Section: New Results

Fluid motion estimation

Stochastic uncertainty models for motion estimation

Participants : Etienne Mémin, Abed Malti.

In this study we have proposed a stochastic formulation of the brightness consistency used principally in motion estimation problems. In this formalization the image luminance is modeled as a continuous function transported by a flow known only up to some uncertainties. Stochastic calculus then enables to built conservation principles which take into account the motion uncertainties. These uncertainties defined either from isotropic or anisotropic models can be estimated jointly to the motion estimates. Such a formulation, besides providing estimates of the velocity field and of its associated uncertainties, allows us to naturally define a linear multiresolution scale-space framework. The corresponding estimator, implemented within a local least squares approach, has shown to improve significantly the results of the corresponding deterministic estimator (Lucas and Kanade estimator). This fast local motion estimator provides results that are of the same order of accuracy than state-of-the-art dense fluid flow motion estimator for particle images. The uncertainties estimated supply a useful piece of information in the context of data assimilation. This ability has been exploited to define multiscale incremental data assimilation filtering schemes. The development of an efficient GPU based version of this estimator has been investigated through the Inria ADT project FLUMILAB

3D flows reconstruction from image data

Participants : Kai Berger, Cédric Herzet, Abed Malti.

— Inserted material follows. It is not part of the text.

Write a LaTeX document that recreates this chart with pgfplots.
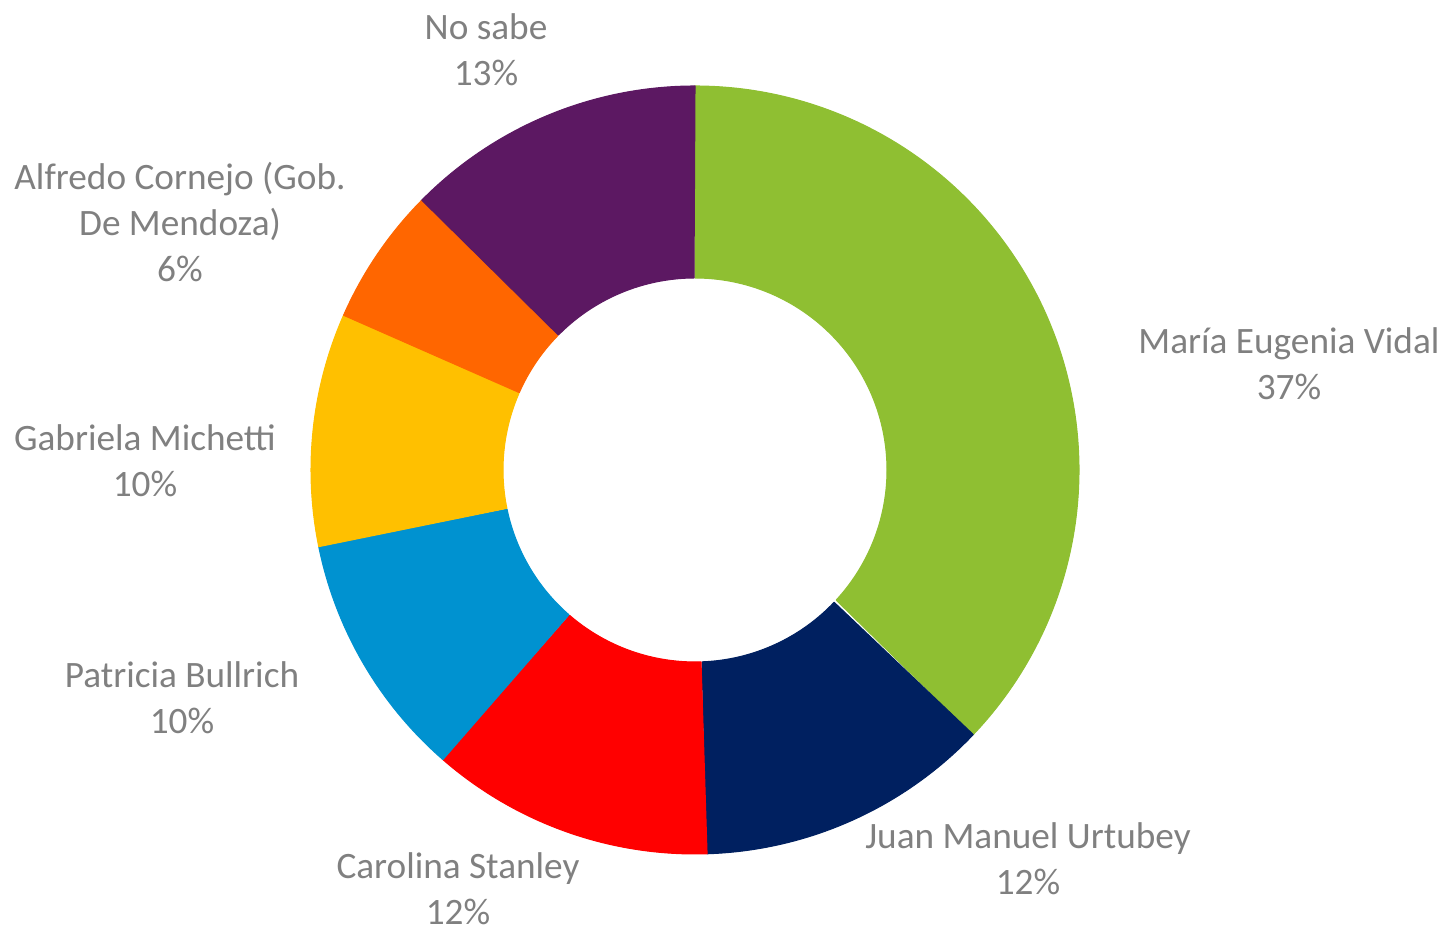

Our work focuses on the design of new tools for the estimation of 3D turbulent flow motion in the experimental setup of Tomo-PIV. This task includes both the study of physically-sound models on the observations and the fluid motion, and the design of low-complexity and accurate estimation algorithms.

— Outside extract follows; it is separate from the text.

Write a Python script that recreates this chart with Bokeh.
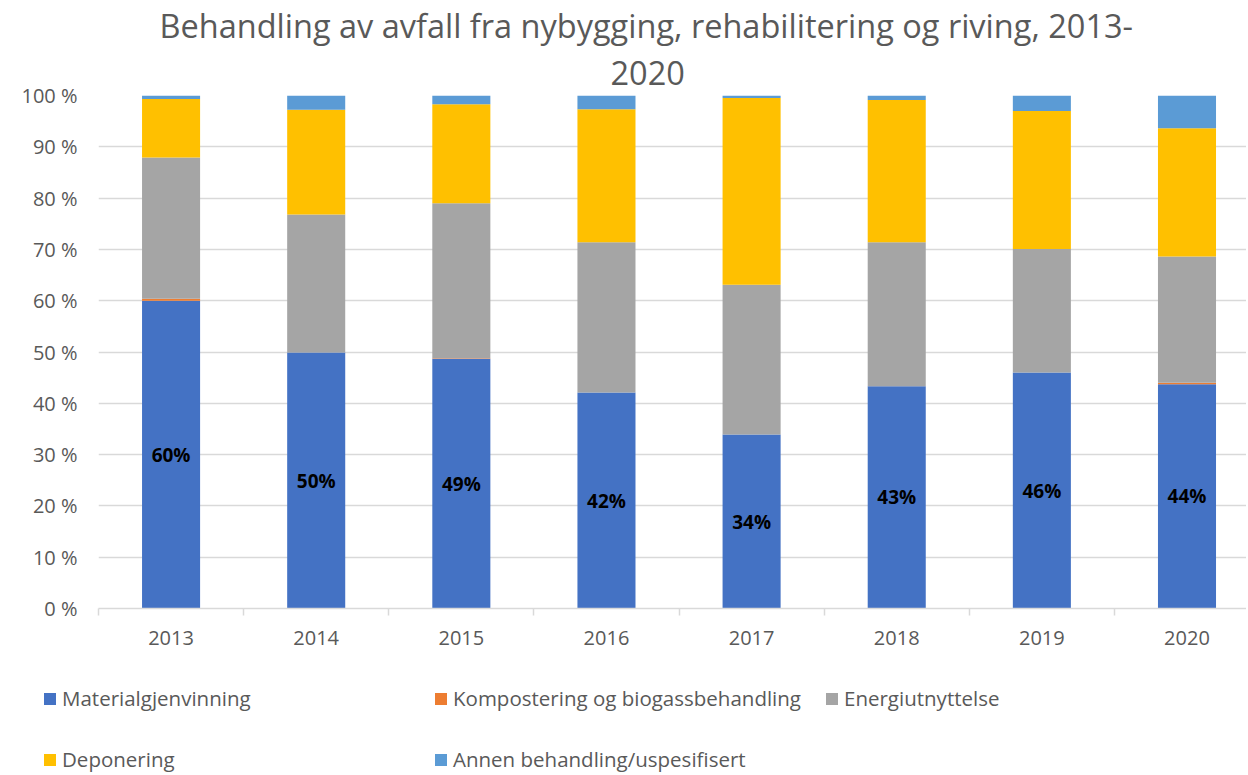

This year, we keep on our investigation on the problem of efficient volume reconstruction. Our work takes place within the context of some modern optimization techniques. First, we focussed our attention on the family of proximal and splitting methods and showed that the standard techniques commonly adopted in the TomoPIV literature can be seen as particular cases of such methodologies. Recasting standard methodologies in a more general framework allowed us to propose extensions of the latter: i) we showed that the parcimony characterizing the sought volume can be accounted for without increasing the complexity of the algorithms (e.g., by including simple thresholding operations); ii) we emphasized that the speed of convergence of the standard reconstruction algorithms can be improved by using Nesterov’s acceleration schemes; iii) we also proposed a totally novel way of reconstructing the volume by using the so-called “alternating direction of multipliers method" (ADMM) . This work has led to the publication of two contributions at the international conference on particle image velocimetry (PIV) in 2015.

On top of this work, we also focussed on another crucial step of the volume reconstruction problem, namely the pruning of the model. The pruning task consists in identifying some positions in the volume of interest which cannot contains any particle. Removing this position from the problem can then potentially allow for a dramatic dimensionality reduction. This year, we provide a methodological answer to this problem through the prism of the so-called "screening" techniques which have been proposed in the community of machine learning. Our work has led to the submission of one contribution to the international conference on acoustics, speech and signal processing.

Sparse-representation algorithms

Participant : Cédric Herzet.

The paradigm of sparse representations is a rather new concept which turns out to be central in many domains of signal processing. In particular, in the field of fluid motion estimation, sparse representation appears to be potentially useful at several levels: i) it provides a relevant model for the characterization of the velocity field in some scenarios; ii) it plays a crucial role in the recovery of volumes of particles in the 3D Tomo-PIV problem.

Unfortunately, the standard sparse representation problem is known to be NP hard. Therefore, heuristic procedures have to be devised to access to the solution of this problem. Among the popular methods available in the literature, one can mention orthogonal matching pursuit (OMP), orthogonal least squares (OLS) and the family of procedures based on the minimization of ${\ell }_p$ norms. In order to assess and improve the performance of these algorithms, theoretical works have been undertaken in order to understand under which conditions these procedures can succeed in recovering the "true" sparse vector.

This year, we contributed to this research axis by deriving conditions of success for the algorithms mentioned above when the amplitudes of the nonzero coefficients in the sparse vector obey some decay. In a TomoPIV context, this decay corresponds to the fact that not all the particles in the fluid diffuse the same quantity of light (notably because of illumination or radius variation). In particular, we show that the standard coherence-based guarantees for OMP/OLS can be relaxed by an amount which depends on the decay of the nonzero coefficients. Our work have led to the acceptation of a paper in the journal IEEE Transactions on Information Theory.